What is minimum support price (MSP) ? & it's importance

What is minimum support price (MSP) ? & it’s importance

Minimum Support Price (MSP) & it’s Important for GS Paper- 3 & Prelims

  • Minimum Support Price (MSP) is a form of market intervention by the Government of India to insure agricultural producers against any sharp fall in farm prices
  • Announced at the beginning of the sowing season
  • Based on the recommendations of the Commission for Agricultural Costs and Prices (CACP)

Why?

  • To protect the producer – farmers – against excessive fall in price during bumper production years
  • The minimum support prices are a guarantee price for their produce from the Government
  • To support the farmers from distress sales and to procure food grains for public distribution.
  • In case the market price for the commodity falls below the announced minimum price due to bumper production and glut in the market, government agencies purchase the entire quantity offered by the farmers at the announced minimum price.

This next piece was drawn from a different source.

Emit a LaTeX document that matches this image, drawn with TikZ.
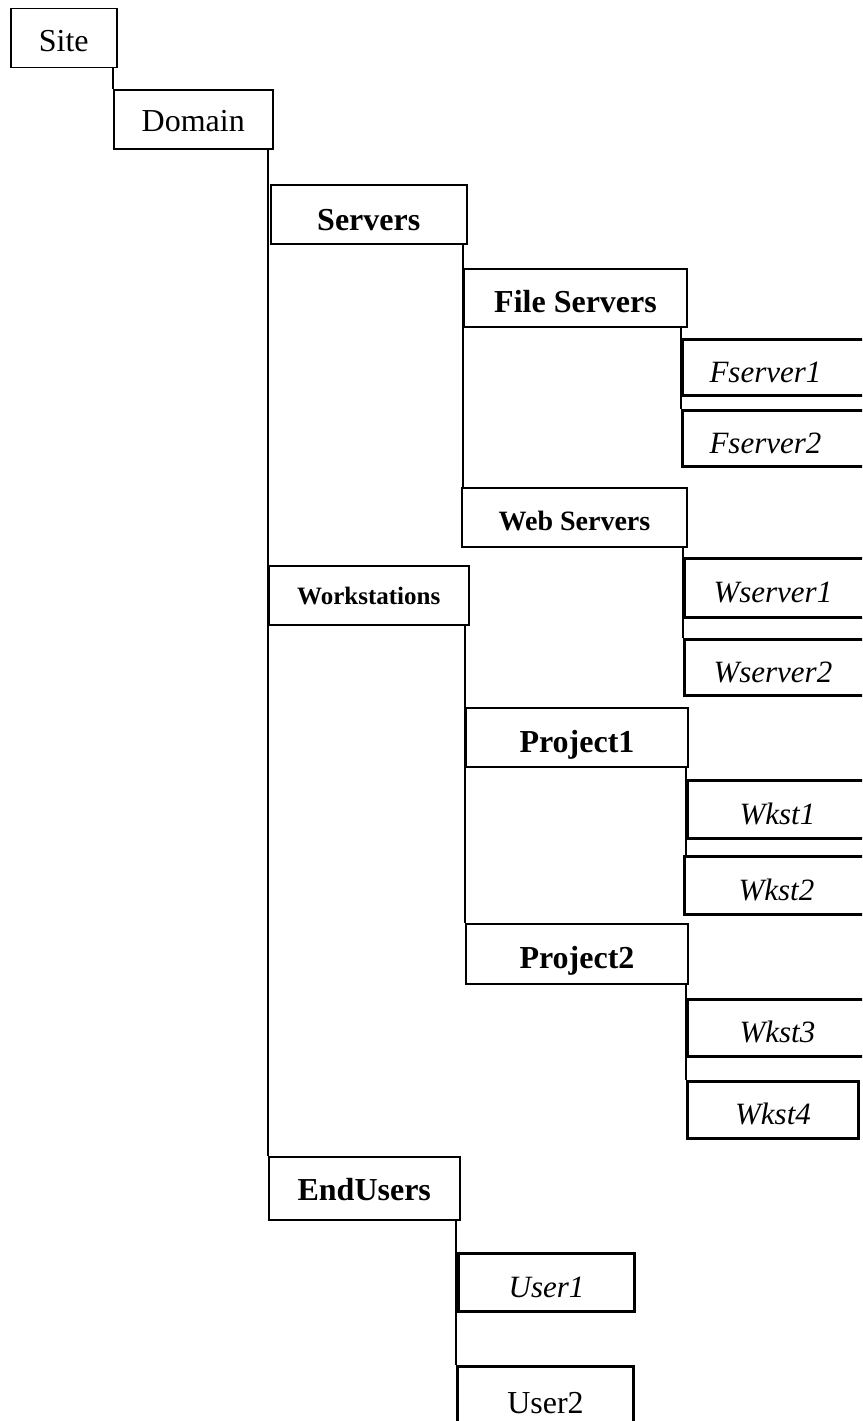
\documentclass[tikz,border=0pt]{standalone}
\usepackage{fontspec}
\setmainfont{Liberation Serif}
\tikzstyle{bx}=[draw, anchor=north west, inner sep=0, line width=1.5pt, text height=27, text depth=0, font=\fontsize{32}{36}\selectfont]
\tikzstyle{grp}=[bx, line width=2pt, text height=29, font=\fontsize{32}{36}\selectfont\bfseries]
\tikzstyle{leaf}=[bx, line width=3pt, text height=29, font=\fontsize{31}{36}\selectfont\itshape, align=left, text width=150]
\tikzstyle{link}=[line width=1.5pt]

\begin{document}
\begin{tikzpicture}[x=1pt, y=-1pt]
\useasboundingbox (0,0) rectangle (862,1421);
\clip (0,0) rectangle (862,1421);
\node at (10,8)[bx, minimum width=106, minimum height=59](site){Site};
\node at (113,89)[bx, minimum width=159, minimum height=59, text height=25](dom){Domain};
\node at (270,184)[bx, minimum width=196, minimum height=59, text height=32, font=\fontsize{32}{36}\selectfont\bfseries](srv){Servers};
\node at (463,268)[grp, minimum width=223, minimum height=58](fsrv){File Servers};
\node at (681,338)[leaf, minimum height=56, inner xsep=27](fs1){Fserver1};
\node at (681,409)[leaf, minimum height=56, inner xsep=27](fs2){Fserver2};
\node at (461,487)[grp, minimum width=225, minimum height=59, text height=25, font=\fontsize{28}{32}\selectfont\bfseries](wsrv){Web Servers};
\node at (683,557)[leaf, minimum height=59, inner xsep=29](ws1){Wserver1};
\node at (683,638)[leaf, minimum height=56, inner xsep=29](ws2){Wserver2};
\node at (268,565)[bx, minimum width=200, minimum height=59, text height=19, font=\fontsize{25}{30}\selectfont\bfseries](wks){Workstations};
\node at (465,707)[grp, minimum width=222, minimum height=59](pr1){Project1};
\node at (686,779)[leaf, minimum height=58, inner xsep=52](wk1){Wkst1};
\node at (683,855)[leaf, minimum height=58, inner xsep=54](wk2){Wkst2};
\node at (465,923)[grp, minimum width=222, minimum height=60](pr2){Project2};
\node at (686,998)[leaf, minimum height=57, inner xsep=52](wk3){Wkst3};
\node at (686,1080)[leaf, minimum height=57, text width=171, inner xsep=0, align=center](wk4){Wkst4};
\node at (268,1156)[bx, minimum width=191, minimum height=63, text height=25, font=\fontsize{32}{36}\selectfont\bfseries](usr){EndUsers};
\node at (457,1252)[leaf, minimum height=58, text width=176, inner xsep=0, align=center](u1){User1};
\node at (456,1365)[leaf, minimum height=66, text width=176, inner xsep=0, align=center, text height=27, font=\fontsize{32}{36}\selectfont](u2){User2};
\draw[link] (dom.north west)--(dom.north west |- site.south);
\draw[link] (usr.north west)--(usr.north west |- dom.south);
\draw[link] (fsrv.north west |- srv.south)--(fsrv.north west |- wsrv.north);
\draw[link] (fs1.north west |- fsrv.south)--(fs2.north west);
\draw[link] (ws1.north west |- wsrv.south)--(ws2.north west);
\draw[link] (pr2.north west |- wks.south)--(pr2.north west);
\draw[link] (wk1.north west |- pr1.south)--(wk1.north west |- wk2.north);
\draw[link] (wk3.north west |- pr2.south)--(wk4.north west);
\draw[link] (u2.north west |- usr.south)--(u2.north west);
\end{tikzpicture}
\end{document}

Determination of MSP is based on the following factors:-

  • Cost of production
  • Changes in input prices
  • Input-output price parity
  • Trends in market prices
  • Demand and supply
  • Inter-crop price parity
  • Effect on industrial cost structure
  • Effect on the cost of living
  • Effect on the general price level
  • International price situation
  • Parity between prices paid and prices received by the farmers.
  • Effect on issue prices and implications for subsidy

Crops covered under MSP

Government announces minimum support prices (MSPs) for 22 mandated crops and fair and remunerative price (FRP) for sugarcane

  • Cereals (7) – paddy, wheat, barley, jowar, bajra, maize and ragi
  • Pulses (5) – gram, arhar/tur, moong, urad and lentil
  • Oilseeds (8) – groundnut, rapeseed/mustard, toria, soybean, sunflower seed, sesamum, safflower seed and niger seed
  • Raw cotton
  • Raw jute
  • Copra
  • De-husked coconut
  • Sugarcane (Fair and remunerative price)
  • Virginia flu cured (VFC) tobacco
  • The Food Corporation of India (FCI), the nodal central agency of the Government of India, along with other State Agencies undertakes procurement of crops

National Commission on Farmers: Swaminathan Committee 

  • In 2004, the Union government formed the National Commission on Farmers (NCF) with MS Swaminathan as its chairman.

Aim:

  • To come up with a sustainable farming system, make farm commodities cost-competitive and more profitable.
  • It, in 2006, recommended that MSPs must be at least 50% more than the cost of production.

It talked about the cost of farming at three levels:

  1. A2: All the types of cash expenditure to generate the crop like seeds, manure, chemicals, labour costs, fuel costs and irrigation costs.
  2. A2+FL: It includes A2 plus an imputed value of unpaid family labour.
  3. C2: Under C2, the estimated land rent and the cost of interest on the money taken for farming are added to A2 and FL.